= JOB =
Copy each line of the entries beneath that contains the word "this".

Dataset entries
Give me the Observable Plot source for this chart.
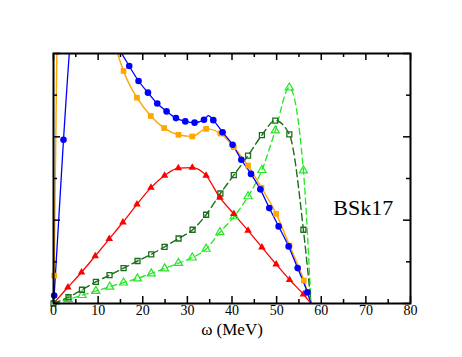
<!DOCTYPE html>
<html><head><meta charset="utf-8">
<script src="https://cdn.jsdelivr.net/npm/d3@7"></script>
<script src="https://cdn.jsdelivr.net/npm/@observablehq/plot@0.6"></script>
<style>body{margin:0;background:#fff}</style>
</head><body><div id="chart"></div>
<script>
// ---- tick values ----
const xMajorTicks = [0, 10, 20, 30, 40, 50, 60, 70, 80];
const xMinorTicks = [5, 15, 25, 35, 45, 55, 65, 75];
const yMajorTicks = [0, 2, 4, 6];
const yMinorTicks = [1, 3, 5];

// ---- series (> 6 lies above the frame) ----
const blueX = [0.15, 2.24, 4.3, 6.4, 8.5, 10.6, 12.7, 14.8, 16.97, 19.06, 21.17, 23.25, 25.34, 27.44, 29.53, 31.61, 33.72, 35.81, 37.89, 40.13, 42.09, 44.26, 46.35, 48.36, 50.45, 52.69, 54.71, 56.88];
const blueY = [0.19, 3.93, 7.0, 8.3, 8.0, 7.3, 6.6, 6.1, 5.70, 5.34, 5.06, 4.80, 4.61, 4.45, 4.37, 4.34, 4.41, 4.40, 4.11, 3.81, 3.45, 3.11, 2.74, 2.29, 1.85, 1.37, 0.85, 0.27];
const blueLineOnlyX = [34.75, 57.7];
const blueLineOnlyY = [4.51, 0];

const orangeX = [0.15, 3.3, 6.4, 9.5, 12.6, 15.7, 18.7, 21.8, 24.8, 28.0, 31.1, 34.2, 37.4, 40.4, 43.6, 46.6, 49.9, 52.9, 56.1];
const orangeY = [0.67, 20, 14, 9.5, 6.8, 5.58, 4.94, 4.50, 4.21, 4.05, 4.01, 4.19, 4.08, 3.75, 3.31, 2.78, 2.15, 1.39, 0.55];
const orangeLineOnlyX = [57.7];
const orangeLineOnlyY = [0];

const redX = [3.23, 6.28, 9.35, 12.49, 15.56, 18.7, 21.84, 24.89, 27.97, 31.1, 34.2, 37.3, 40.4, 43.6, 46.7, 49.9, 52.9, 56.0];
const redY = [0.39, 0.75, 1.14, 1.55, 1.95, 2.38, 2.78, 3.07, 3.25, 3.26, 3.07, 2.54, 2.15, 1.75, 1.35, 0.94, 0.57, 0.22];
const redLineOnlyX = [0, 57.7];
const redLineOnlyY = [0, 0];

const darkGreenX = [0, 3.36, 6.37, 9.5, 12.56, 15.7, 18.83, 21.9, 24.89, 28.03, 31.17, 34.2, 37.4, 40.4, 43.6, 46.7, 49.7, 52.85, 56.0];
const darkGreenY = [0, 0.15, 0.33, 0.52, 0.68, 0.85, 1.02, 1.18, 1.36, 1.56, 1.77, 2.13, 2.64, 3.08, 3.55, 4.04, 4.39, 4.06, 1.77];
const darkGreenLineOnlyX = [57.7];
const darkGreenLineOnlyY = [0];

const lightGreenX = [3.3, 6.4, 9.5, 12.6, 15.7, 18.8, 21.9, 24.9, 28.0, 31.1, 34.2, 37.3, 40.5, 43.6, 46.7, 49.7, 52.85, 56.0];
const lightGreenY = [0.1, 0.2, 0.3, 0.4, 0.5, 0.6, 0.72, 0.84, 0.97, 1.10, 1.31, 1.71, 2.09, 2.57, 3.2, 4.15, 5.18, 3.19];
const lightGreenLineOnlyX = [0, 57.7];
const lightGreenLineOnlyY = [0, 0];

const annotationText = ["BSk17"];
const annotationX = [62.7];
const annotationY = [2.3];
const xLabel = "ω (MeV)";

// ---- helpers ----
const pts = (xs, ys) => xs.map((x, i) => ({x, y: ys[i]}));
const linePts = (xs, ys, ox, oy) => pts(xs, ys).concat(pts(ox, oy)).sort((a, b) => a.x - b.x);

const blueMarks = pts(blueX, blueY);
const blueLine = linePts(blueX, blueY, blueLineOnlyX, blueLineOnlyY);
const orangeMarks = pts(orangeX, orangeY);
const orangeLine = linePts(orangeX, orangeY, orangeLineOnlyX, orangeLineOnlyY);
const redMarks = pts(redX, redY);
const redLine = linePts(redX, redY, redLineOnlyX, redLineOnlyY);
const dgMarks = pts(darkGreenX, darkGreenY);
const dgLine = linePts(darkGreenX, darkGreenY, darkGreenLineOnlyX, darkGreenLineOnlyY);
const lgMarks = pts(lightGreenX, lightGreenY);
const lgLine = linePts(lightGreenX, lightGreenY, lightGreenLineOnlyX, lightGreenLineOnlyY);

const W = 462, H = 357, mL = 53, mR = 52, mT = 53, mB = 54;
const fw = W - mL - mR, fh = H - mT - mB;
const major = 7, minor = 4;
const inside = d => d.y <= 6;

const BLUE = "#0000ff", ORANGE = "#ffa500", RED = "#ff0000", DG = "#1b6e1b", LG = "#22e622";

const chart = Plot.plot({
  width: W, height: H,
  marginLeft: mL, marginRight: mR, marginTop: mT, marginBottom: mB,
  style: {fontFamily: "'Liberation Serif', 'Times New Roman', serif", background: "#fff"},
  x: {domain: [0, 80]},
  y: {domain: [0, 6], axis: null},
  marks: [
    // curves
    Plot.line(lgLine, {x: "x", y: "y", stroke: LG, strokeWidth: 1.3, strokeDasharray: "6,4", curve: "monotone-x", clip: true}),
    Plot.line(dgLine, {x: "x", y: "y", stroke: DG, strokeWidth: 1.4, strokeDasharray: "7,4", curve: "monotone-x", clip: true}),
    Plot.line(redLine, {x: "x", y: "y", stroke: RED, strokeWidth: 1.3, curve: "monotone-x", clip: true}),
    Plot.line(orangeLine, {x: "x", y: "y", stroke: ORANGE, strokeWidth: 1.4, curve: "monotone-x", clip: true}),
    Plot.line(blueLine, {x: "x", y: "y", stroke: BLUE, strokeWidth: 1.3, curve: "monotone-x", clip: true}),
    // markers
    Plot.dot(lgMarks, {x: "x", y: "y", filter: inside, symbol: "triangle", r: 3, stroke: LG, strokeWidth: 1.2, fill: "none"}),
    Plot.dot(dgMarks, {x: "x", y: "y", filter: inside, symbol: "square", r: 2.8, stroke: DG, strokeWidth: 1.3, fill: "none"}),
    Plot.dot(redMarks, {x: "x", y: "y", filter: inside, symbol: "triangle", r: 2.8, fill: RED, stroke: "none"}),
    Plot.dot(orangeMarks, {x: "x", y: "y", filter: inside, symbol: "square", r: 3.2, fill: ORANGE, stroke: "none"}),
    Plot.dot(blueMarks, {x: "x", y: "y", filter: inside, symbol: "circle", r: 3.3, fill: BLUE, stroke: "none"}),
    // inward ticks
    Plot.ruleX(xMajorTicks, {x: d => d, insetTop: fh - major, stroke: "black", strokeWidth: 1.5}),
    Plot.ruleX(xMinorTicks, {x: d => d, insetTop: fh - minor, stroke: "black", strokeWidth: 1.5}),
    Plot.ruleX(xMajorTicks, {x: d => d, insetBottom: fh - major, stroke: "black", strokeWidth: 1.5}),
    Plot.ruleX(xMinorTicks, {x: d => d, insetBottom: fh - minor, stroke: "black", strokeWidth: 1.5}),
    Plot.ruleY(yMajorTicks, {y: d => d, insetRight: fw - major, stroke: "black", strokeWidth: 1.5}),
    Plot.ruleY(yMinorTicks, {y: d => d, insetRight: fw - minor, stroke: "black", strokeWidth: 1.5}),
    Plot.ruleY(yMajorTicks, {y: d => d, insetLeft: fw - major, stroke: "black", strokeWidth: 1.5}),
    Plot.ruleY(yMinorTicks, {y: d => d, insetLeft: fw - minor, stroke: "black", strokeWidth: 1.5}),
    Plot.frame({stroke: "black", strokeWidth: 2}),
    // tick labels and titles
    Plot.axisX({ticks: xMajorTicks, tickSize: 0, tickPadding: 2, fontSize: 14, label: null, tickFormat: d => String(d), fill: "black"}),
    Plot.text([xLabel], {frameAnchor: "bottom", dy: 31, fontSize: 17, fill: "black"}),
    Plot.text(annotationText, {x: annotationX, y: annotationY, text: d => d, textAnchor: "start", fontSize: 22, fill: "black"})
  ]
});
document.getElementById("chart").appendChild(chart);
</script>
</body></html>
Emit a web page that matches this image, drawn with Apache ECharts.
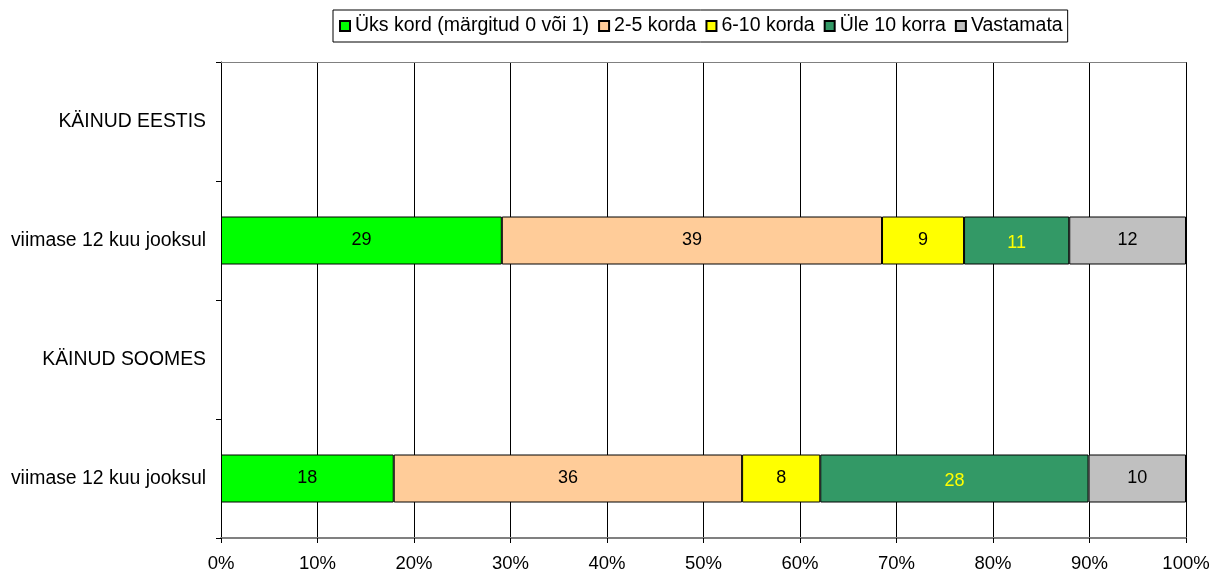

= COMPLETE OUTPUT =
Give me the Observable Plot source for this chart.
Emit a web page that matches this image, drawn with Apache ECharts.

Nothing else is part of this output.